I am floored by this! The new Governor of Alabama speaking in a CHURCH, says that those who are Christians are his brothers and sisters gets blasted by everyone that is not a Christian!

Here is what he said… (Remember he is speaking to those in a Church.)

(CNN) – Alabama Republican Gov. Robert Bentley is kicking off his first term in office with a bit of controversy, telling a church audience Monday that he only considers Christians to be his “brothers and sisters.” “Now I will have to say that, if we don’t have the same daddy, we’re not brothers and sisters,” he told parishioners at a Baptist church in Montgomery Monday shortly after being sworn in. “So anybody here today who has not accepted Jesus Christ as their savior, I’m telling you, you’re not my brother and you’re not my sister, and I want to be your brother.”

Can we remember something called context. Yes he is a public figure, but he is also a person with his own right to believe and live. He was speaking not primarily as a Governor but as a Christian in a church.

Here is my rant:

• He is a Christian and what he said was theologically correct! No one of any other religion can prove differently.
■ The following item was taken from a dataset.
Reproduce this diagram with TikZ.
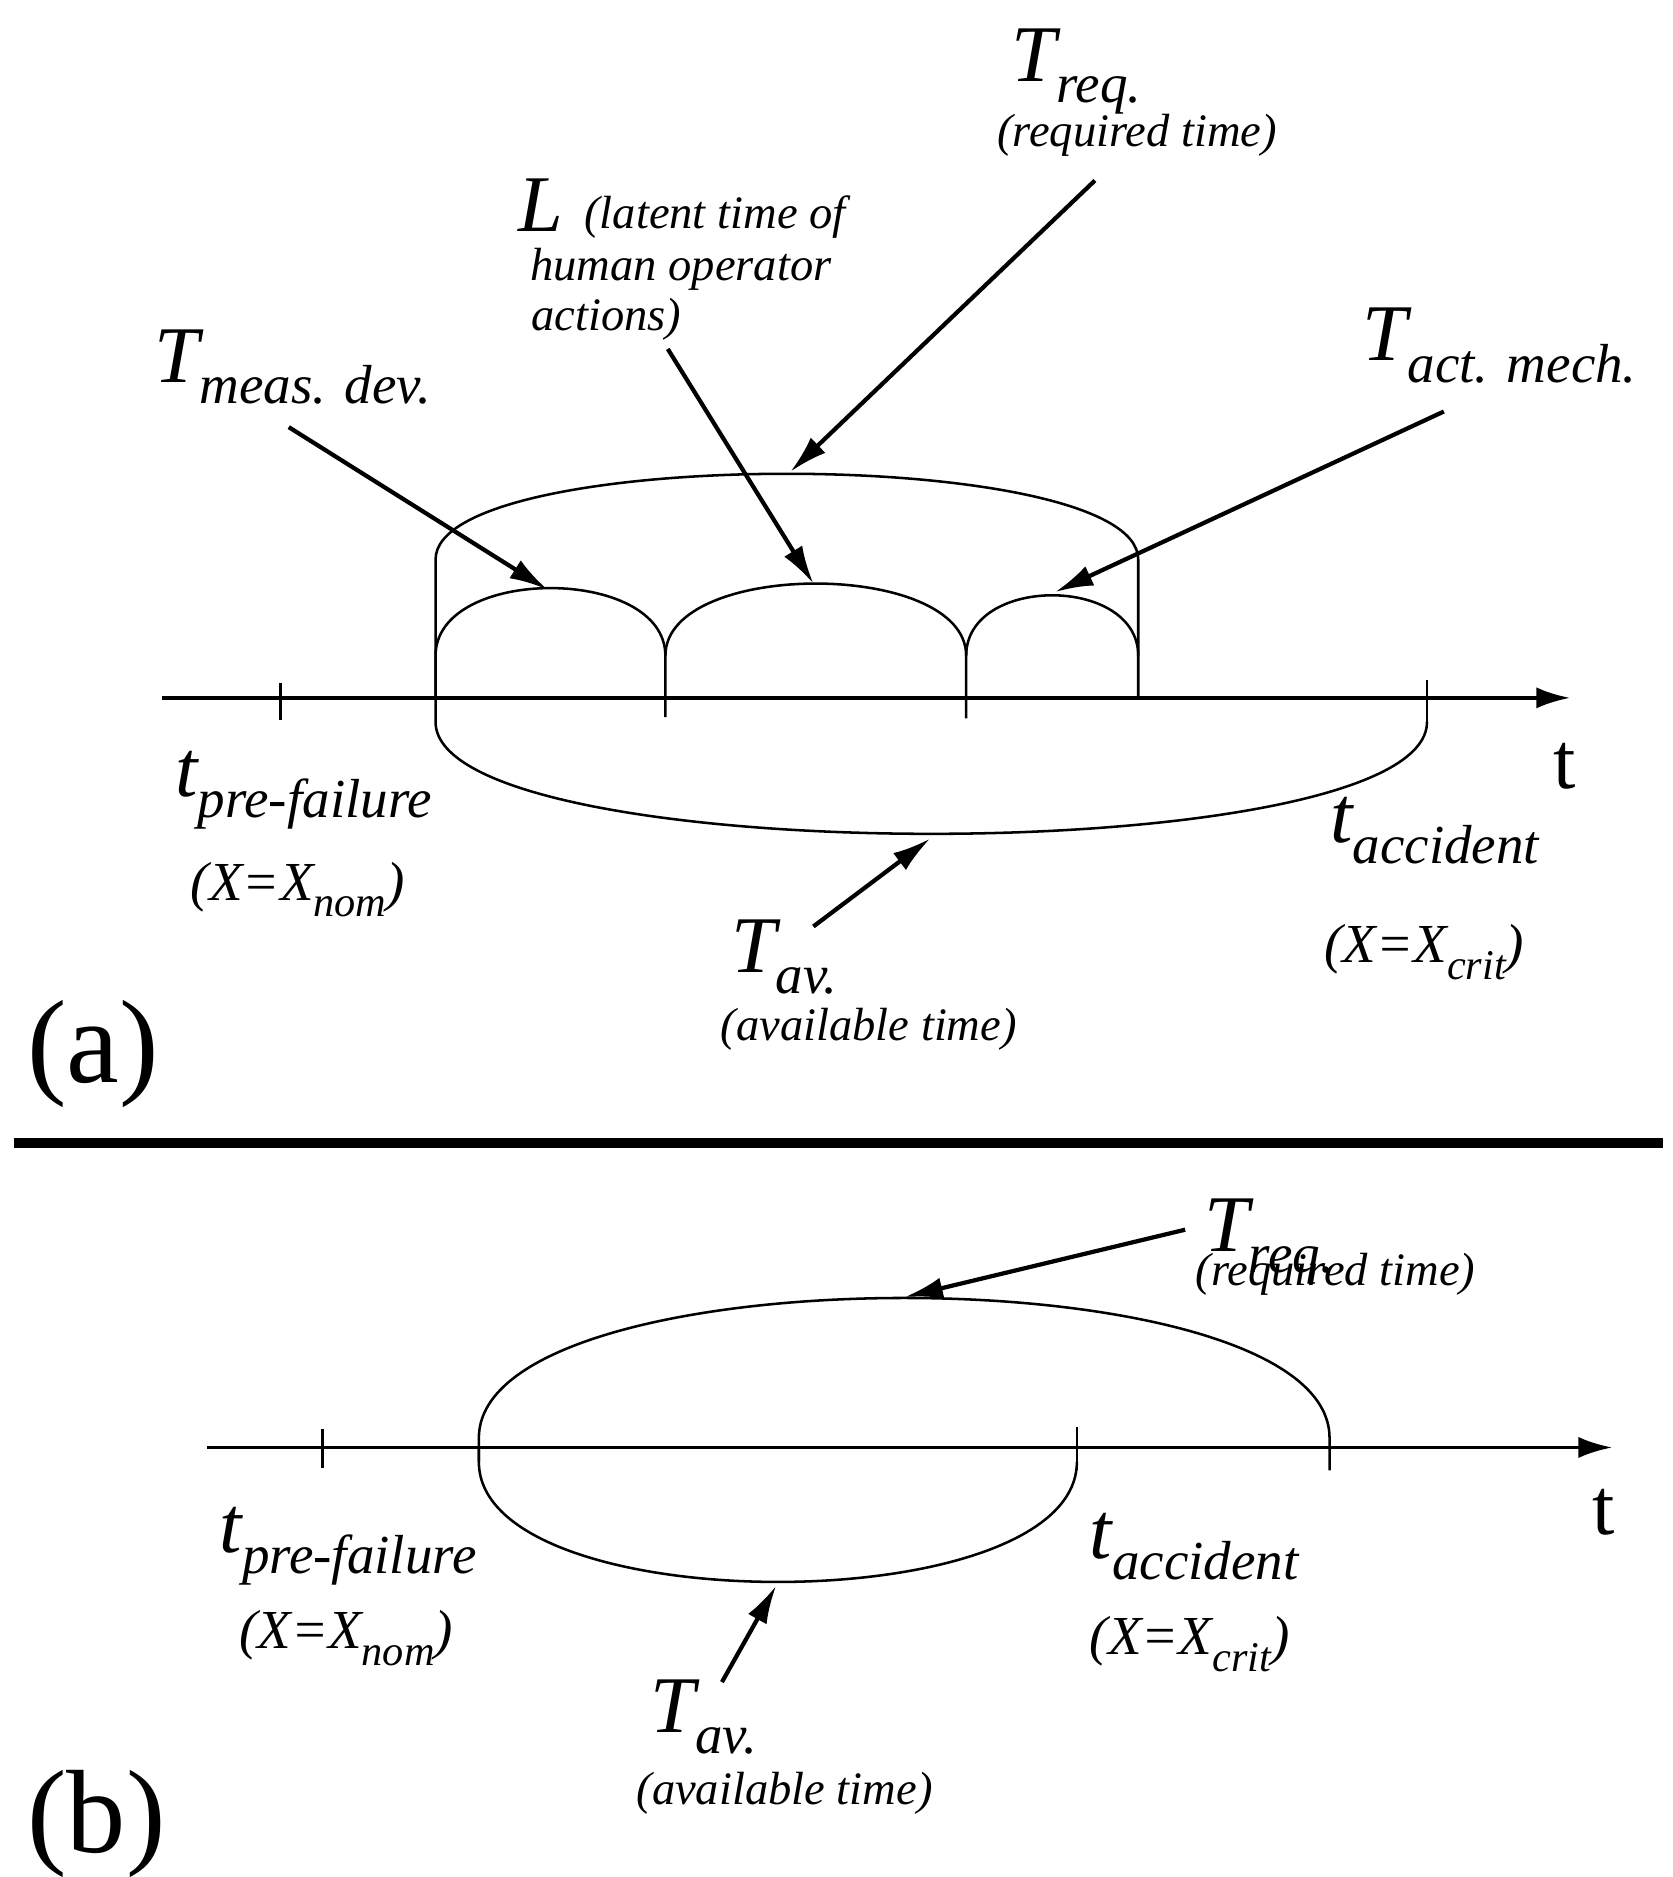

• His motivation was not division but rather hopeful inclusion. “…and I want to be your brother.”

• He was in a CHURCH people. Sorry but in church you tend to speak about your religious beliefs. In a Mosque Allah and Mohammed comes up, in Mormon temples they will talk about Moroni from time to time, Buddhists will talk about the teachings of Buddhism, Hindus will talk about the teachings of Hindu, in atheism I guess they just sit around and look at each other. Are we seeing a pattern? Are Christian teachings NOT allowed in a Christian church?

• To cut it short… it seems like when Christians make statements that are in agreement with their convictions Tolerance is decreed as the ultimate virtue, except where Christians are concerned, there it ends up in short supply? I wonder where it goes. Strange phenomenon?

• He did apologize. (See it in the link below) Not for what he believed but for how he presented it? So will this set a precedent? Should those of any faith in public service never speak of their faith? They might offend someone. You don’t see this firestorm when those of other faiths speak about their faith.

Should public figures need to hide their beliefs and faith?

Do we expect it of all faiths or does it seem to be just the Christian faith?

How should we deal with this issue personally in a working environment?

How can we be respectful of the beliefs of others and yet not compromise our convictions?